Aphelion of Mars marks a key point in the Red Planet’s elliptical journey around the Sun, occurring when Mars reaches its maximum distance from our star. This phase influences the planet’s surface conditions, thermal profile, and the dynamics of its dust cycles, making it a focal topic for planetary climate models and observational campaigns. Unlike a circular orbit, Mars follows an ellipse with the Sun offset from the center, so the difference between perihelion and aphelion creates measurable effects in atmospheric pressure, polar ice behavior, and radiation exposure.

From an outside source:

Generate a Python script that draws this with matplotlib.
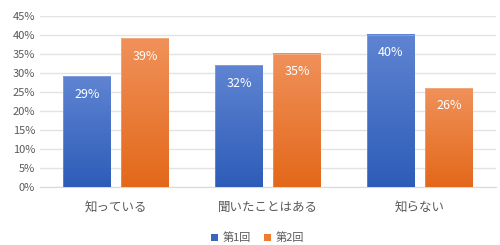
import matplotlib
matplotlib.use('Agg')
import matplotlib.pyplot as plt
import numpy as np
from matplotlib.colors import LinearSegmentedColormap
from matplotlib.patches import Patch

plt.rcParams['font.family'] = ['Noto Sans CJK JP', 'DejaVu Sans']

# Data
categories = ['知っている', '聞いたことはある', '知らない']
series_names = ['第1回', '第2回']
round1 = [29, 32, 40]
round2 = [39, 35, 26]

# gradient colours (top, bottom) per series
grad_colors = [('#5f84d2', '#2d5cb8'), ('#f0915a', '#e3681a')]
legend_colors = ['#3a66c0', '#ed7d31']

fig = plt.figure(figsize=(5, 2.45), dpi=100)
ax = fig.add_axes([0.08, 0.238, 0.912, 0.698])

x = np.arange(len(categories))
width = 0.31
gap = 0.072
offsets = [-(width + gap) / 2, (width + gap) / 2]

for vals, off, (ctop, cbot) in zip([round1, round2], offsets, grad_colors):
    cmap = LinearSegmentedColormap.from_list('g', [cbot, ctop])
    grad = np.linspace(0, 1, 256).reshape(-1, 1)
    bars = ax.bar(x + off, vals, width, color='none', edgecolor='none', zorder=3)
    for b, v in zip(bars, vals):
        x0 = b.get_x()
        ax.imshow(grad, cmap=cmap, origin='lower', aspect='auto',
                  extent=[x0, x0 + width, 0, v], zorder=3, interpolation='bilinear')
        ax.add_patch(plt.Rectangle((x0, 0), width, v, fill=False,
                                   edgecolor='white', linewidth=0.5, alpha=0.3, zorder=4))
        ax.annotate(f'{v}%', (x0 + width / 2, v), xytext=(0, -13),
                    textcoords='offset points', ha='center', va='center',
                    color='white', fontsize=9, zorder=5)

ax.set_xlim(-0.5, len(categories) - 0.5)
ax.set_ylim(0, 45)
ax.set_yticks(np.arange(0, 46, 5))
ax.set_yticklabels([f'{t}%' for t in range(0, 46, 5)])
ax.set_xticks(x)
ax.set_xticklabels(categories, fontsize=9)
ax.tick_params(axis='both', length=0, colors='#595959', labelsize=8)
ax.tick_params(axis='x', pad=10, labelsize=9)
ax.grid(axis='y', color='#e3e3e3', linewidth=1, zorder=0)
ax.set_axisbelow(True)
for s in ['top', 'right', 'left']:
    ax.spines[s].set_visible(False)
ax.spines['bottom'].set_color('#d9d9d9')

handles = [Patch(facecolor=c, edgecolor='none', label=n) for c, n in zip(legend_colors, series_names)]
fig.legend(handles=handles, loc='center', bbox_to_anchor=(0.515, 0.03), ncol=2,
           frameon=False, fontsize=8, handlelength=0.6, handleheight=0.6,
           handletextpad=0.4, columnspacing=1.2, labelcolor='#595959')

fig.savefig('out.png', dpi=100)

Defining Aphelion in an Orbital Context
In celestial mechanics, aphelion is the point in an orbit where a planet or object is farthest from the Sun, governed by the conservation of angular momentum and Kepler’s laws. For Mars, this position occurs roughly every 687 Earth days, or once per Martian year, and shifts slowly over centuries due to gravitational perturbations from Jupiter and other bodies. The exact timing depends on the orientation of the ellipse, described by the argument of perihelion, which determines how the distance extremes align with the Martian seasons.

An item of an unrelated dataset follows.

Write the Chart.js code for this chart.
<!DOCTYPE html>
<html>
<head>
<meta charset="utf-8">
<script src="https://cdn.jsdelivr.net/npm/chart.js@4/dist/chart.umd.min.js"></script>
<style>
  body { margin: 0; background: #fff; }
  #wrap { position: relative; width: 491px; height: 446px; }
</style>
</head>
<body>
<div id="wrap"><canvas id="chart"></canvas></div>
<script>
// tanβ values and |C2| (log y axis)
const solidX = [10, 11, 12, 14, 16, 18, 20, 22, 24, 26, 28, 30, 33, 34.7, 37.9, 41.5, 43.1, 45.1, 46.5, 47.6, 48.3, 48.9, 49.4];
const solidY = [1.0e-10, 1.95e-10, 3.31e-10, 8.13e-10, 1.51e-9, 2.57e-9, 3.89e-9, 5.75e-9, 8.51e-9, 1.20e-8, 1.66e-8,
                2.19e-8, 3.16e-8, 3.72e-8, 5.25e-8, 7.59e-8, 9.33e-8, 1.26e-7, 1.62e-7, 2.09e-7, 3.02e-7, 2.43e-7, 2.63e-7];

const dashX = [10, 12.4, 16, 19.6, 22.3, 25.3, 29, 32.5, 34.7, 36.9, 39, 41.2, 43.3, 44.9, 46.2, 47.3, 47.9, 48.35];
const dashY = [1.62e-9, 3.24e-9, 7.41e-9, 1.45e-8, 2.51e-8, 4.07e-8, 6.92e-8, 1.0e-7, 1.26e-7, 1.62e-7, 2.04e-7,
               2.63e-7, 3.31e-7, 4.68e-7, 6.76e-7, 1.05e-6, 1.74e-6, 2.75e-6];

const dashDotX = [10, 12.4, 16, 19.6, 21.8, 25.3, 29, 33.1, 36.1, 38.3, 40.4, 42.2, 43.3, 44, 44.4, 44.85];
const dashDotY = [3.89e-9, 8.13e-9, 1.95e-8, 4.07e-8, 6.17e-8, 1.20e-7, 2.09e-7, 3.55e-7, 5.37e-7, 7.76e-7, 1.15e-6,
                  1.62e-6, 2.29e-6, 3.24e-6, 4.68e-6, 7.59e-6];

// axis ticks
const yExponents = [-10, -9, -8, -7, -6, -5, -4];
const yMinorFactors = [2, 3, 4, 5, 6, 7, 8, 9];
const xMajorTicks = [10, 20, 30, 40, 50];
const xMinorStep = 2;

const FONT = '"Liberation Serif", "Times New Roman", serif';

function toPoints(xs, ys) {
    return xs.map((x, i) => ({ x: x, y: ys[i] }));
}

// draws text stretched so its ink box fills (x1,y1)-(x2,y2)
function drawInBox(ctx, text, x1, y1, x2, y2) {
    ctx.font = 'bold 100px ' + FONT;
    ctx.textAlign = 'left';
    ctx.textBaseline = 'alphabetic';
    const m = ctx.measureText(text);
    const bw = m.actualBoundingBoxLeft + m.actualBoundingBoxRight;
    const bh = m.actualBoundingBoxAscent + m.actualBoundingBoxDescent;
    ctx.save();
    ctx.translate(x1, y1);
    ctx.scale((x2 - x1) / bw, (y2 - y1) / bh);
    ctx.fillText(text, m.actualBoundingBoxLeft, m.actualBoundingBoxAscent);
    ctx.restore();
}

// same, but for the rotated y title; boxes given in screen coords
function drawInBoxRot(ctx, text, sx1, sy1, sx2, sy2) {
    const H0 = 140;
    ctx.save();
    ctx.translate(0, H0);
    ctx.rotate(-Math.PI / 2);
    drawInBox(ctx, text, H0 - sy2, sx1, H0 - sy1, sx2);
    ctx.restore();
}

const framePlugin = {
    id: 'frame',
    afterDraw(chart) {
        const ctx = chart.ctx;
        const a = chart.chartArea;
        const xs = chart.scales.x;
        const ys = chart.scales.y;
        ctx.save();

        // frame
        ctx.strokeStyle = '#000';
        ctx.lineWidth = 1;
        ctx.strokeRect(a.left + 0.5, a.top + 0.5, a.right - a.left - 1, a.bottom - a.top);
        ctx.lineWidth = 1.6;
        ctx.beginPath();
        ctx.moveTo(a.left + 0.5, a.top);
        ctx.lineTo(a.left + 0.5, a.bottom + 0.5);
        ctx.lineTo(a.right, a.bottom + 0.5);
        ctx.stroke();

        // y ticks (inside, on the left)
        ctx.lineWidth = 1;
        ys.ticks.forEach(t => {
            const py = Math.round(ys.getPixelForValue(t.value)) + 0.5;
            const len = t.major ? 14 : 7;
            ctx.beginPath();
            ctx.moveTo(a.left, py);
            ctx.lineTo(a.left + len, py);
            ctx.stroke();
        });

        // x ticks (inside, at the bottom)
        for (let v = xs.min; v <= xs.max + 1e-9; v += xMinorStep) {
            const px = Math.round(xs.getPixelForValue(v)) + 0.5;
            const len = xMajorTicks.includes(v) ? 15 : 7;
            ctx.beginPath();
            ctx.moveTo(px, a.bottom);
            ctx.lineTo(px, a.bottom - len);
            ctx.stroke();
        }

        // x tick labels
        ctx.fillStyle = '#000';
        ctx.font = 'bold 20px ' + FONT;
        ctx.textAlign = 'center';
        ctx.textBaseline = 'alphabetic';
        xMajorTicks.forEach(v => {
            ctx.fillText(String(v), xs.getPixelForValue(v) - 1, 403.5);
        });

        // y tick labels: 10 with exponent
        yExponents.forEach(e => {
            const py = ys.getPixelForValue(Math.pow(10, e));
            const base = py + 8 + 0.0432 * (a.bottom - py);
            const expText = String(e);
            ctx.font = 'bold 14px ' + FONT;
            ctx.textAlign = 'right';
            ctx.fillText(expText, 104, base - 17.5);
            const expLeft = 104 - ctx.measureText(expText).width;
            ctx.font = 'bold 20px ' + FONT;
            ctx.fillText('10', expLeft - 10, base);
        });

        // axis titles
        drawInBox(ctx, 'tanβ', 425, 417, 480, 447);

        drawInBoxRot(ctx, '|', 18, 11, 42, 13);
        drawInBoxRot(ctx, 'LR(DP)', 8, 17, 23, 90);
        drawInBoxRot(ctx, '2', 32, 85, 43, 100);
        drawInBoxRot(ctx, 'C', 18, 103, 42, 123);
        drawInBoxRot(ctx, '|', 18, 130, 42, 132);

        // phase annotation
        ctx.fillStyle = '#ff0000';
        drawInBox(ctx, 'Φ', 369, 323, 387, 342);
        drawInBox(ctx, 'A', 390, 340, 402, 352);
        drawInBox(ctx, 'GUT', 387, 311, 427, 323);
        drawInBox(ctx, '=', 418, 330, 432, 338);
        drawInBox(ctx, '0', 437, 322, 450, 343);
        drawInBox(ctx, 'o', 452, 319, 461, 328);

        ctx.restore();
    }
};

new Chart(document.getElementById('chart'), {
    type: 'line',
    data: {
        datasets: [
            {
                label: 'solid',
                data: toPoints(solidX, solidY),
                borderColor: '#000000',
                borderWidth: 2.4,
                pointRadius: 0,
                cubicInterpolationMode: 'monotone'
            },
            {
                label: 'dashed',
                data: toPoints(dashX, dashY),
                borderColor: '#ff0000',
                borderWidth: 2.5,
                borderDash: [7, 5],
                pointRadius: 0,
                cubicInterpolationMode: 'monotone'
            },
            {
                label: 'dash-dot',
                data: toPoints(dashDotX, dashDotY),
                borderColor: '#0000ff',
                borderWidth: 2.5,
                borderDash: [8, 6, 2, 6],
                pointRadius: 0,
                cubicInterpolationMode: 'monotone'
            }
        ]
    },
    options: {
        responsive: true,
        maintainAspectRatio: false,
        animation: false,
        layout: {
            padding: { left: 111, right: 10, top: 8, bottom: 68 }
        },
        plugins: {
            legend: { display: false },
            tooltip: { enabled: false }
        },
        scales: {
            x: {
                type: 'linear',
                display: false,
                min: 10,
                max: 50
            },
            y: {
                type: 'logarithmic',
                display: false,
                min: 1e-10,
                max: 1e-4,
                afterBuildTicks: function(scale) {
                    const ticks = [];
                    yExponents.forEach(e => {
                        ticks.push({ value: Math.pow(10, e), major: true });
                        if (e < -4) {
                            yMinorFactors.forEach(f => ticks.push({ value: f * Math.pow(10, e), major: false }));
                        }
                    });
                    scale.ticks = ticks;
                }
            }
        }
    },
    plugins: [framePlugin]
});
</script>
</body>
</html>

Orbital Parameters and Timing
Mars has an orbital eccentricity of about 0.093, a moderate value among the planets that produces a noticeable variation in solar distance. At aphelion, the planet can be approximately 1.666 astronomical units from the Sun, compared to roughly 1.381 astronomical units at perihelion. This difference translates to a change in solar irradiance of more than 30 percent, directly affecting the amount of energy Mars receives and how its thin atmosphere responds.
Seasonal and Climatic Effects
Because Mars’s axis is tilted similar to Earth’s, aphelion can coincide with different hemispheric seasons depending on the orientation of the orbit. When the northern hemisphere’s summer aligns with aphelion, the planet receives less intense solar input during its warmest period, moderating peak temperatures and influencing the extent of polar and mid-latitude ice. Conversely, southern summer at aphelion can create sharper thermal contrasts that drive more vigorous atmospheric circulation and dust lifting.

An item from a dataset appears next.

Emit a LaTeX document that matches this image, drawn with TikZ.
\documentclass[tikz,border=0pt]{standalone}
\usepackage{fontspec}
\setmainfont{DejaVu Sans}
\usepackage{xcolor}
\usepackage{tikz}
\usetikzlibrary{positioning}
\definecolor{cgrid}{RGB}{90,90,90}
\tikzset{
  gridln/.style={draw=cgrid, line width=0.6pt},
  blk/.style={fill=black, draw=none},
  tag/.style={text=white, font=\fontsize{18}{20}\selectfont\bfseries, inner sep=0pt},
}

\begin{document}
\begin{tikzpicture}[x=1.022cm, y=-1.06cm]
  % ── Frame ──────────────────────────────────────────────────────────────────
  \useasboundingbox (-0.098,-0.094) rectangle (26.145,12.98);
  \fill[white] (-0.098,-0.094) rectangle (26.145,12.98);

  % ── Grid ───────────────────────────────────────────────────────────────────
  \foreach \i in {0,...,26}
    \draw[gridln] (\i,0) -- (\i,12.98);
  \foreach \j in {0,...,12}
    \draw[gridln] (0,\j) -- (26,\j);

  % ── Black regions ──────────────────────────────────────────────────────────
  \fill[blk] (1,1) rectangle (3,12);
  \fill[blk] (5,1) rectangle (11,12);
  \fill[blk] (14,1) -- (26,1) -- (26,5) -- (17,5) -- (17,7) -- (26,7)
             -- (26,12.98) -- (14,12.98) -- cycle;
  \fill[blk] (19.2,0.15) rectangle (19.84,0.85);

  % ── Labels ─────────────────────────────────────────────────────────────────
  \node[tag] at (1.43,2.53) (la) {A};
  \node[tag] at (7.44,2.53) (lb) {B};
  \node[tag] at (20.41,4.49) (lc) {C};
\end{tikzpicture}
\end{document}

Impact on Atmosphere and Dust Activity
The reduced solar radiation at aphelion cools the lower atmosphere, which can stabilize conditions and reduce the frequency of small dust storms. However, major dust events often depend on local surface factors and wind patterns, so the global dust cycle remains sensitive to shifts in heating at different longitudes and seasons. Understanding these interactions helps refine predictions of atmospheric pressure changes and the long-term evolution of Mars’s climate system.
Observational Strategies and Missions
Spacecraft and Earth-based observatories time observations to account for aphelion, using orbital dynamics models to schedule imaging, spectroscopy, and climate monitoring. During aphelion phases, instruments can track subtle changes in atmospheric density, aerosol distribution, and surface frost retreat, providing data that ground-truth simulations of radiative transfer. These efforts are essential for interpreting historical records of Mars climate and anticipating future variability.